RJD chief Lalu Prasad used to openly call former MP Prabhunath Singh a " goonda (goon)" when the latter was the Janata Dal United's Maharajganj MP in the NDA regime.
But when parliamentary polls were held, Prabhunath always mattered. He once even boasted at a news meet that he had helped Lalu defeat Rajiv Pratap Rudy in the 2004 polls by asking his followers to vote against the BJP leader in Saran.
The BJP demanded that Nitish expel Prabhunath from the JDU but it did not have any results. The strongman continued his tirade against Rudy.
Saran and neighbouring Maharajganj parliamentary constituencies have a common caste factor which forced Lalu to befriend Prabhunath - the Yadavs and Rajputs are numerically almost equal and have tended to be rivals.
Every time Lalu or Rabri Devi have contested from Saran, they have had to struggle to chip off a section of Rajput votes in their favour to ensure victory. This was where the importance of Prabhunath Singh - a don-turned-politician wooed by Lalu and Nitish at different occasions - lay in Saran politics.
Prabhunath's conviction in the case related to the murder of then Masrakh MLA Ashok Singh in 1995 is a setback for Lalu and may be a turning point in politics in Saran. Two don-turned-politicians - Mohammed Shahabuddin and Prabhunath Singh - stand convicted of murders and are no longer eligible to contest polls. Both of them ruled their constituencies - Siwan and Maharajganj - with iron hands. In Siwan, the rival candidates were not even allowed to put up their posters.
In Maharajganj, there were complaints by Prabhunath's rivals that their agents were driven out even before polling began. The murder of Ashok Singh is reported to be motivated by the fact that he had defeated Prabhunath in the 1995 Assembly election from Masrakh in Saran.
The two dons who projected themselves as saviours of their caste and communities have been taken away from electoral battles and it is time for political parties to move beyond them. The disqualification of Shahabuddin from elections saw his political citadel crumble in Siwan. The same is expected in Maharajganj. "The removal of the two dons has made electoral battles in Saran commissionary safer," said a RJD leader.

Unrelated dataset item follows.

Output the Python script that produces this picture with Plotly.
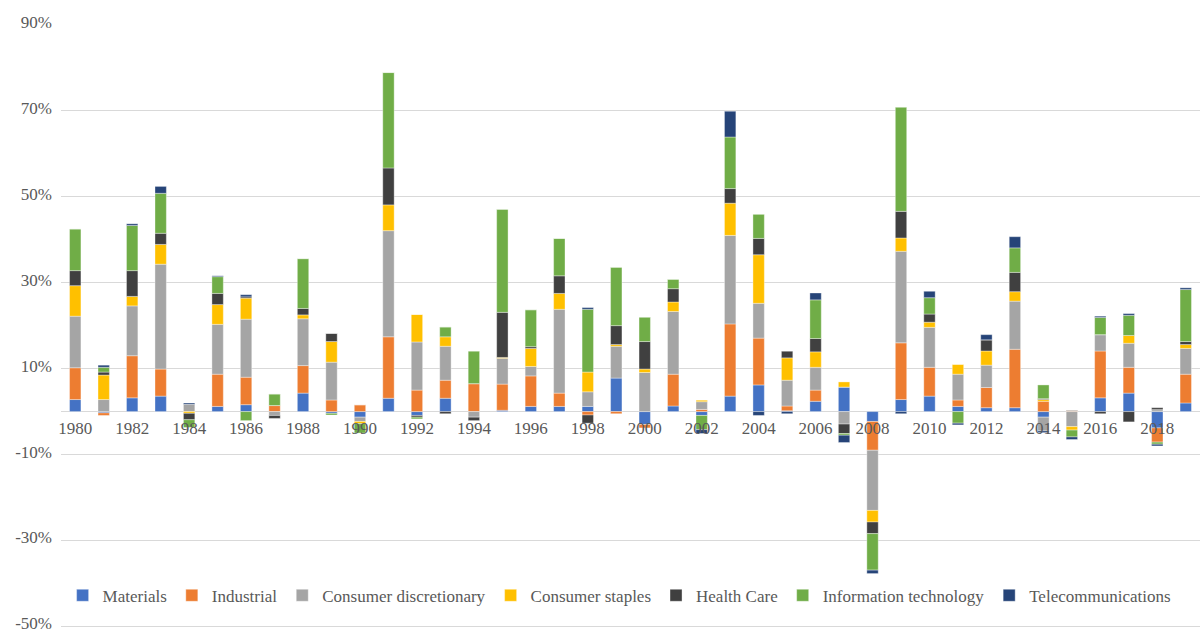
import plotly.graph_objects as go

# Annual return contribution by sector (percentage points), 1980-2019
years = list(range(1980, 2020))

materials = [2.8, -0.3, 3.2, 3.6, 0.0, 1.2, 1.6, 0.0, 4.3, -0.4,
             -1.3, 3.1, -0.9, 3.1, 0.0, 0.3, 1.2, 1.2, 1.2, 7.8,
             -3.0, 1.3, -0.9, 3.6, 6.2, 0.2, 2.4, 5.7, -2.3, 2.8,
             3.6, 1.2, 0.9, 0.9, -1.3, 0.0, 3.2, 4.3, -3.8, 2.0]
industrial = [7.4, -0.6, 9.8, 6.3, 0.0, 7.5, 6.4, 1.4, 6.4, 2.7,
              1.6, 14.3, 5.0, 4.2, 6.5, 6.1, 7.1, 3.1, -0.8, -0.5,
              -0.8, 7.4, 0.5, 16.8, 10.9, 1.1, 2.6, 0.0, -6.7, 13.2,
              6.7, 1.5, 4.7, 13.6, 2.4, 0.2, 10.9, 6.0, -3.3, 6.7]
consumer_disc = [12.0, 2.8, 11.6, 24.4, 1.7, 11.6, 13.5, -0.9, 10.9, 8.8,
                 -1.0, 24.7, 11.2, 7.9, -1.3, 6.0, 2.2, 19.5, 3.4, 7.4,
                 9.1, 14.6, 1.8, 20.6, 8.1, 6.0, 5.3, -2.9, -14.0, 21.3,
                 9.3, 6.0, 5.2, 11.2, -3.2, -3.5, 3.8, 5.6, 0.45, 6.0]
consumer_staples = [7.1, 5.7, 2.2, 4.6, -0.4, 4.6, 4.9, 0.0, 0.9, 4.8,
                    -0.5, 6.0, 6.4, 2.2, 0.0, 0.2, 4.2, 3.7, 4.6, 0.4,
                    0.8, 2.2, 0.4, 7.5, 11.3, 5.2, 3.6, 1.2, -2.7, 3.1,
                    1.2, 2.3, 3.3, 2.2, 0.4, -0.8, 0.0, 1.8, 0.0, 0.9]
health_care = [3.5, 0.7, 6.0, 2.6, -1.5, 2.6, 0.3, -0.7, 1.5, 1.9,
               0.0, 8.6, -0.4, -0.5, -0.8, 10.5, 0.4, 4.1, -1.9, 4.4,
               6.4, 3.1, 0.0, 3.4, 3.8, 1.6, 3.1, -2.2, -2.7, 6.2,
               1.9, 0.0, 2.6, 4.5, 0.2, 0.1, -0.5, -2.4, 0.45, 0.7]
info_tech = [9.7, 1.1, 10.5, 9.3, -1.8, 3.9, -2.1, 2.7, 11.6, -0.4,
             -2.2, 22.2, -0.4, 2.3, 7.6, 24.0, 8.6, 8.7, 14.6, 13.6,
             5.7, 2.2, -3.3, 12.0, 5.6, 0.0, 9.0, -0.4, -8.5, 24.2,
             3.8, -2.7, 0.0, 5.7, 3.2, -1.6, 4.0, 4.7, -0.5, 12.1]
telecom = [0.0, 0.5, 0.4, 1.6, 0.3, 0.2, 0.5, 0.0, 0.0, 0.0,
           0.0, 0.0, 0.0, 0.0, 0.0, 0.0, 0.0, 0.0, 0.4, 0.0,
           0.0, 0.0, -0.9, 6.0, -0.9, -0.5, 1.6, -1.7, -0.8, -0.5,
           1.5, -0.4, 1.2, 2.6, -0.4, -0.6, 0.3, 0.4, -0.4, 0.4]

sectors = ["Materials", "Industrial", "Consumer discretionary", "Consumer staples",
           "Health Care", "Information technology", "Telecommunications"]
series = [materials, industrial, consumer_disc, consumer_staples,
          health_care, info_tech, telecom]
colors = ["#4472C4", "#ED7D31", "#A5A5A5", "#FFC000",
          "#404040", "#70AD47", "#264478"]

y_ticks = [-50, -30, -10, 10, 30, 50, 70, 90]
y_ticktext = [f"{v}%" for v in y_ticks]
x_ticks = years[::2]

FONT = "Liberation Serif, DejaVu Serif, serif"
TEXT_COLOR = "#595959"
GRID = "#D9D9D9"

fig = go.Figure()
for name, vals, col in zip(sectors, series, colors):
    fig.add_trace(go.Bar(
        x=years, y=vals, name=name,
        marker=dict(color=col, line=dict(color="rgba(255,255,255,0.6)", width=0.6)),
    ))

# padding below -50% so the bottom gridline and its label stay visible
y_min, y_max = -50.6, 90.2
fig.update_layout(
    width=1200, height=632,
    barmode="relative", bargap=0.6,
    plot_bgcolor="white", paper_bgcolor="white",
    margin=dict(l=61, r=0, t=24, b=3, autoexpand=False),
    font=dict(family=FONT, size=17, color=TEXT_COLOR),
    showlegend=True,
    legend=dict(
        orientation="h", x=0.49, xanchor="center", y=0.055, yanchor="middle",
        font=dict(family=FONT, size=17, color=TEXT_COLOR),
        itemwidth=30, tracegroupgap=0, bgcolor="rgba(0,0,0,0)",
    ),
    xaxis=dict(
        range=[1979.5, 2019.5],
        tickvals=x_ticks, ticktext=[str(v) for v in x_ticks],
        showgrid=False, showline=False, zeroline=False, ticks="",
        anchor="free", position=(0 - y_min) / (y_max - y_min),
        ticklabelstandoff=4, automargin=False,
        tickfont=dict(family=FONT, size=17, color=TEXT_COLOR),
    ),
    yaxis=dict(
        range=[y_min, y_max],
        tickvals=y_ticks, ticktext=y_ticktext,
        showgrid=True, gridcolor=GRID, gridwidth=1,
        zeroline=True, zerolinecolor=GRID, zerolinewidth=1,
        showline=False, ticks="", automargin=False,
        ticklabelstandoff=8, ticklabeloverflow="allow",
        ticklabelshift=-3,
        tickfont=dict(family=FONT, size=17, color=TEXT_COLOR),
    ),
)

fig.write_html("out.html")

So dominant was Prabhunath Singh's influence over his caste that he won from Maharajganj parliamentary seat four times on Janata Dal and later JDU tickets before losing narrowly to RJD's Umashankar Singh in 2009. He used to openly criticise Nitish Kumar and got away with it. However, after 2009, Prabhunath switched sides to Lalu swearing "eternal friendship".
In the Maharajganj byelection in 2013, he won as an RJD candidate - signalling a truce between traditional rivals, Rajputs and Yadavs. However, the truce proved to be short-lived as he was defeated in 2014 by the BJP's Janardan Singh Sigriwal. Even when the don was in the NDA, he had a running battle with BJP's Rudy and Sigriwal to maintain his dominance over his caste.
The first big leader who patronised Prabhunath was the late Prime Minister Chandra Shekhar. In the 1989 Lok Sabha elections, Chandra Shekhar contested two seats - his traditional bastion of Ballia in Uttar Pradesh as well as Maharajganj following a dare from then Bihar chief minister S.N. Sinha that the Dal leader couldn't win in the state.
Chandra Shekhar later gave up the Maharajganj seat in favour of Ballia, but not before forging a close bond with Prabhunath who had worked to ensure his electoral victory.